If there is a watch that defines Rolex as a brand, it would be the Rolex Daytona. Or, to call it by its full and proper name, the Rolex Oyster Perpetual Cosmograph Daytona. In the 1930’s, when Rolex was making itself known for producing versatile and durable sports watches. This is due, in part, to its “Oyster” case. At the same time, the beaches of Daytona, Florida were serving well for Sir Malcolm Campbell. Here he continuously set and broke the land speed world record. From there, Daytona began establishing itself as the epicenter for the emerging sport of stock car racing. Rolex began developing a chronograph that could be used specifically for auto racing. In 1963, Rolex introduced its newest chronograph, later known as the Rolex Daytona. It’s a racing watch which became synonymous with car racing, NASCAR, and the Daytona Beach track in particular.
As a chronograph, the Rolex Daytona has multiple functions built in taking it beyond a watch that simply tells time. Essentially, it also functions as a stopwatch. Out of the three indicators on the dial, two of them can record elapsed hours and minutes respectively. The third indicator is separate from the stopwatch function and constantly measures the seconds. The tachymeter scale along the Rolex Daytona’s outer bezel helps to measure elapsed time and average speed over a given distance.
First introduced in 1963, the reference 6239 chronograph that became the Rolex Daytona was a departure from Rolex’s earlier chronographs in a number of ways. Most obviously in the watch’s aesthetics.

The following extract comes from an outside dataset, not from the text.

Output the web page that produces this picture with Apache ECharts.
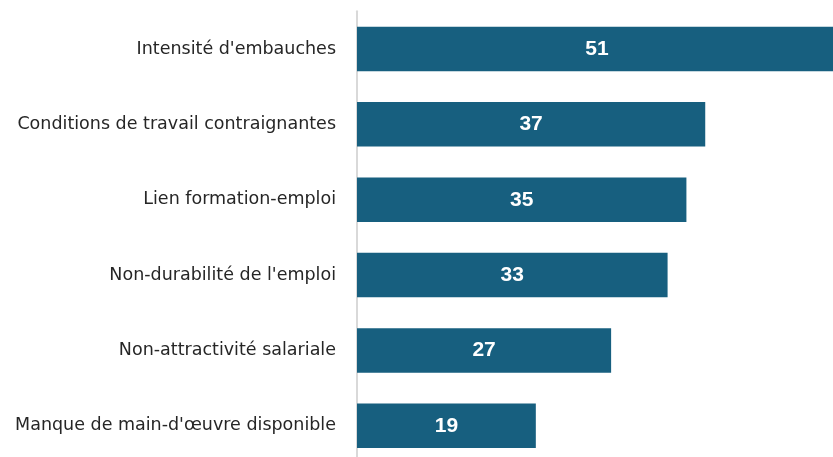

First, the production of the main dial and indicators were in inverse colors rather than the previous one-color dials. These one-color dials were generally either a black dial with white indicators or vice versa. Second, Rolex removed the printed tachymeter scale from the dial and engraved it on the bezel instead. The Rolex Daytona changes improved the legibility of the watch’s indicators. However, it also gave the watch a much sportier look.
In 1965, the Rolex Daytona reference 6240 acquired screw-down chronograph pushers instead of the pump pushers found on the original model, which made the chronograph even more water resistant while in use. These pushers, along with the Rolex Daytona’s original manual-winding movement, contributed to the watch’s timeless design. They remained mostly unchanged for much of its manufacturing history.
As far as the mechanical aspects of the watch throughout its history, the self-winding Rolex Daytona movement introduced in 1988 was based on the Zenith El Primero Caliber 400. It used this until 2000, when Rolex introduced its 4130 caliber. This 4130 movement finally brought all of Rolex’s manufacturing in-house and is distinctive in being Rolex’s first self-manufactured mechanical chronograph.
Given the Rolex Daytona’s immense popularity today among consumers and collectors, it’s almost surprising to know that for a good portion of its history, the Rolex Daytona was something of a hard sell. But because of the watch’s attractive design, its reliability, and a little help from Paul Newman, the Rolex Daytona has become the prime example of Rolex’s manufacturing quality and their continued dominance of the luxury watch industry.